# mein kleines weihnachtswunder



## Monty98 (23. Dezember 2005)

Im vorhinein sag ich gleich dass ich weiß das das kompletter nichttrialkram ist und der thread kann gern geschlossen werden.

aaallso.
wie vielleicht einige mitbekommen haben is mir vor 2 1/2  das tretlager gebrochen. also hab ich den jan göhrig kontaktiert und der hat mir dann ersatz geschickt. so...

ich warte eine woche
ich warte zwei wochen
ich warte schon die dritte woche   

ich hab dem jan in der zischen zeit mails geschickt ob er das packet weggeschickt hat usw. er hat aber nich geantwortet. ****, hab ich schon einmal gedacht, dass der auf urlaub oder so is. heute schreibt er mir das er das packet am 12.12 weggeschickt hat und es vielleicht wegen weihnachten ein wenig länger unterwegs sein könnte.
das dumme ist nur das es mit den feiertagen sehr knapp is und es sich evtl. dieses jahr nicht mehr ausgeht  das wär natürlich zum :kotz:  
ich schrieb wiederum ob er es an meine neue oder alte adresse adressiert hat.
und er meinte an die alte (da fiel mir schon der erste stein vom herzen)

vielleicht 5 minuten später rief meine großmutter, die gerade vom urlaub zurück kam, an und meinte das ein packet für mich da sei und zwar schon seit knapp einer woche.

also ich mach mich jetzt dann auf den weg.

und euch wünsch ich allen noch ein FROHES FEST und noch viel erfolg (wobei auch immer)


----------



## ChrisKing (23. Dezember 2005)

werd jetz mal in die Küche gehn und die Shrimps auftauen. Wenn ich gegessen hab, muss ich noch in die Stadt gehen und paar Weihnachtsgeschenke kaufen.

Chris


----------



## MTB-News.de




----------



## DH-Ralli (23. Dezember 2005)

In China ist ein Sack Reis umgefallen


----------



## BommelMaster (23. Dezember 2005)

mein schönes trialbike steht in der garage und ist allein, nur ein Rennrad hat es zum zeitvertreib, und es hat keine lust irgendwas zu machen, da das wetter draußen so schmuddelig ist und alles so kalt und und und, desweiteren hat das liebe Fahrrad so wenig energie in sich, die felge blockiert nicht richtig, und auch die VR bremse ist nicht optimal. so hält es sich trist und langweilig in der garage auf und freut sich auf den frühling.
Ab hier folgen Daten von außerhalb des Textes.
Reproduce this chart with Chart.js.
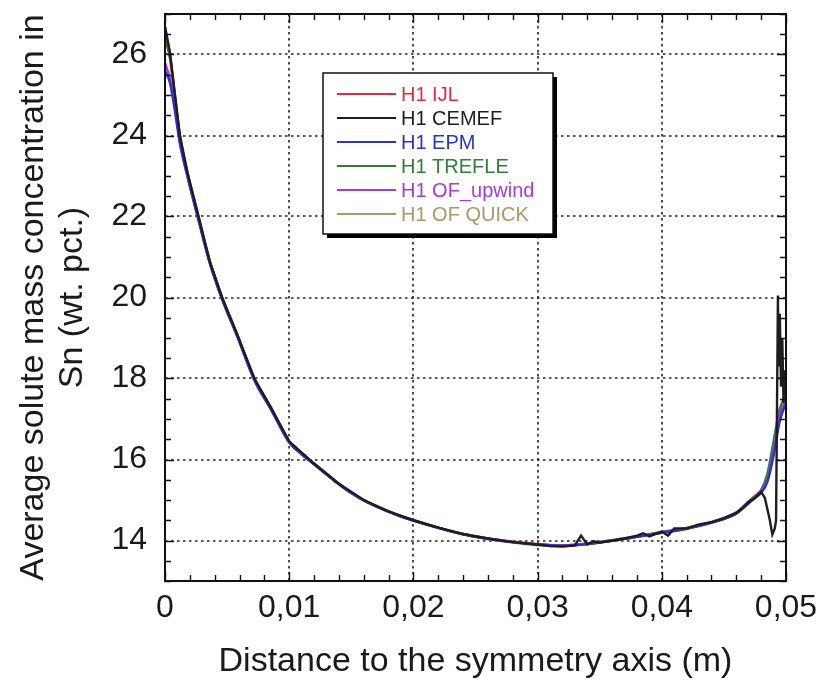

gleiches gilt für den besitzer


----------



## Luke.Skywalker (23. Dezember 2005)

DH-Ralli schrieb:
			
		

> In China ist ein Sack Reis umgefallen


nee... oder? in berlin war es, gott sei dank, nur ein päckchen reis.

@monty98: ich freue mich für dich!
ich warte nämlich auch noch auf ein paket von bike-componets  !
wenn ich das bis morgen nicht hier habe, muß ich auch noch mal los, sonst fällt für mich die weihnachts-trial-session aus


----------



## trail-kob (23. Dezember 2005)

ist jemand zu schaden gekommen ? ich hoffe doch nicht !


----------



## Moppel_kopp (23. Dezember 2005)

nachts ist es kälter als draußen ?


----------



## Luke.Skywalker (23. Dezember 2005)

so bei mir ist jetzt auch wieder alles schÖÖÖn  , der dhl-mann hat mein paket mit dabei gehabt...


----------



## Trialmaniax (23. Dezember 2005)

mein Weihnachtswunder:
-meine Echo 06 Felge ist Heute ekommen
-dazu meine Koxx Pads.
-die sind zu geil
-ich gehe mich jetzt duschen
-und dann was trinken
-vielleicht trinke ich auch vor dem Duschen noch was
-mal schaun


----------



## MSC-Trialer (23. Dezember 2005)

Geil wäre wenn dieser DHL Typ mir morgen noch meine Try all Bremse und die Lenkergriffe bringen würde. Ich geh jetzt kacken


----------



## Trialmaniax (23. Dezember 2005)

und ich war grade duschen


----------



## MTB-News.de




----------



## BRAUNSCHWEIG XL (23. Dezember 2005)

..hab zwei monate auf meine neuen Magnesium Pedalen gewartet..und siehe da...gester nkamen sie dann.... ging auch an meine alte Adresse raus...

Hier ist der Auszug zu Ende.